Your task →
Retype nothing but the lines from the start of the material up to and including the line with "tick_values = [0, 10, 20, 30, 40, 50]". Pictures don't belong in the copy.

Dataset section →
────────────────────────────────────────

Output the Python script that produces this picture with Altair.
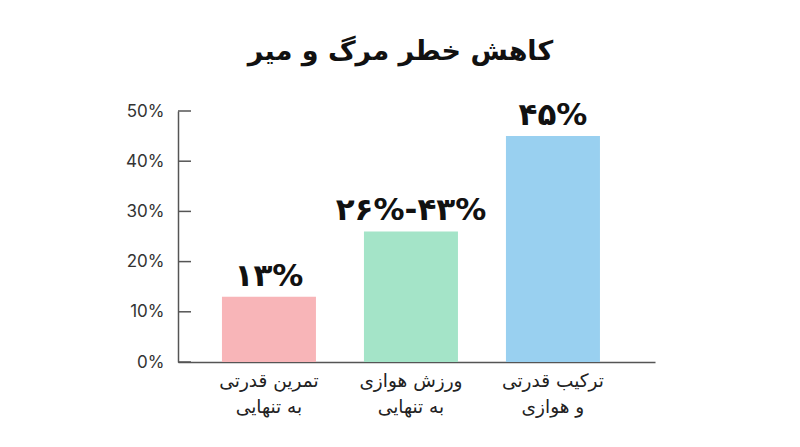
import altair as alt
import pandas as pd

categories = ["تمرین قدرتی\nبه تنهایی", "ورزش هوازی\nبه تنهایی", "ترکیب قدرتی\nو هوازی"]
values = [13, 26, 45]
value_labels = ["۱۳%", "۲۶%-۴۳%", "۴۵%"]
colors = ["#F8B5B8", "#A4E4C8", "#99D0F0"]
tick_values = [0, 10, 20, 30, 40, 50]

df = pd.DataFrame({"cat": categories, "value": values, "label": value_labels, "color": colors})
ticks_df = pd.DataFrame({"t": tick_values})

x_scale = alt.Scale(paddingInner=0.338, paddingOuter=0.3486, align=0.444)
x_enc = alt.X("cat:N", sort=categories, title=None, scale=x_scale,
              axis=alt.Axis(labelExpr="split(datum.label, '\\n')", labelAngle=0,
                            labelFont="DejaVu Sans", labelFontSize=18.5, labelColor="#222",
                            labelLineHeight=26, labelPadding=9, ticks=False,
                            domainColor="#555", domainWidth=1.5, labelBaseline="top"))
y_scale = alt.Scale(domain=[0, 50])

bars = alt.Chart(df).mark_bar(opacity=1).encode(
    x=x_enc,
    y=alt.Y("value:Q", scale=y_scale, title=None,
            axis=alt.Axis(values=tick_values, labelExpr="datum.value + '%'", grid=False,
                          tickSize=0, labelPadding=14, labelFont="Inter", labelFontSize=17,
                          labelColor="#333", domainColor="#555", domainWidth=1.5)),
    color=alt.Color("color:N", scale=None),
)

texts = alt.Chart(df).mark_text(baseline="alphabetic", dy=-11, font="DejaVu Sans",
                                fontWeight="bold", fontSize=31, color="#111").encode(
    x=alt.X("cat:N", sort=categories, scale=x_scale),
    y=alt.Y("value:Q", scale=y_scale),
    text="label:N",
)

ticks = alt.Chart(ticks_df).mark_rule(color="#555", strokeWidth=1.5).encode(
    x=alt.value(0), x2=alt.value(13),
    y=alt.Y("t:Q", scale=y_scale),
)

chart = alt.layer(bars, texts, ticks).properties(
    width=477, height=251,
    autosize=alt.AutoSizeParams(type="none"),
    padding={"left": 170, "top": 103, "right": 137, "bottom": 77},
    background="white",
    title=alt.TitleParams("کاهش خطر مرگ و میر", font="DejaVu Sans", fontSize=27,
                          fontWeight="bold", color="#111", anchor="middle",
                          dx=-16, offset=34),
).configure_view(stroke=None)

chart.save("out.html", embed_options={"renderer": "svg", "actions": False})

────────────────────────────────────────

Final answer →
Output the Python script that produces this picture with Altair.
import altair as alt
import pandas as pd

categories = ["تمرین قدرتی\nبه تنهایی", "ورزش هوازی\nبه تنهایی", "ترکیب قدرتی\nو هوازی"]
values = [13, 26, 45]
value_labels = ["۱۳%", "۲۶%-۴۳%", "۴۵%"]
colors = ["#F8B5B8", "#A4E4C8", "#99D0F0"]
tick_values = [0, 10, 20, 30, 40, 50]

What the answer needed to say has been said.